|Keywords:||kosovo; war; human rights; international law|
|Full text PDF:||http://rudar.ruc.dk/handle/1800/21517|
The modern idea of humanitarian intervention was a creation of the post-Cold War period, and it was closely linked to optimistic expectations of the establishment of a ‘new world order’. This study will deal with the way International Law seeks to prevent or stop Civilian Rights Violations during Armed Conflicts, relying on Geneva Convention and its appendices. The purpose of this thesis is to present of the lack of a truly defined international vision regarding Humanitarian Intervention and study the different options to protect civilians during conflicts. Reminding this assumptions is important to understand that the state-system has traditionally been based on a rejection of intervention, since international law has largely been constructed around the respect of state sovereignty.

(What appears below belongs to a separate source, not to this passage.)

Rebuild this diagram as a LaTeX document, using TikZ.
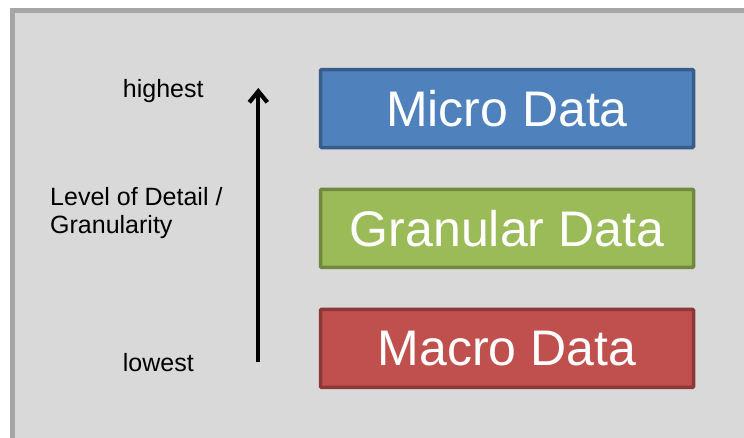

This means state borders are, or should be, inviolable. Nevertheless, it has also long been recognized that intervention may be justifiable on humanitarian grounds. Francisco de Vitoria (c. 1492–1546) and Hugo Grotius, for example, each acknowledged a right of intervention to prevent the maltreatment by a state of its own subjects, making them, effectively, early theorists of humanitarian intervention. Focusing on the kind of contradictions we can find in the field of International Relations, both theoretically and practically, we will try to understand why International Humanitarian Law has not always been sufficient enough to prevent civilians from abuses. Kosovo War will be used as a case study in order to underline the shift between what Humanitarian Law is supposed to guarantee and the real consequences when it is applied. This conflict caused more civilian than military deaths, giving us a clear example to understand the risks civilians have to face because of inability of International Organizations, Law and International System to stop this kind of abuses. Kosovo War also raises questions about the nature and aim of the use of coercive force for humanitarian reasons, and allows us to underline the slight differences between a legal and a legitimate military intervention.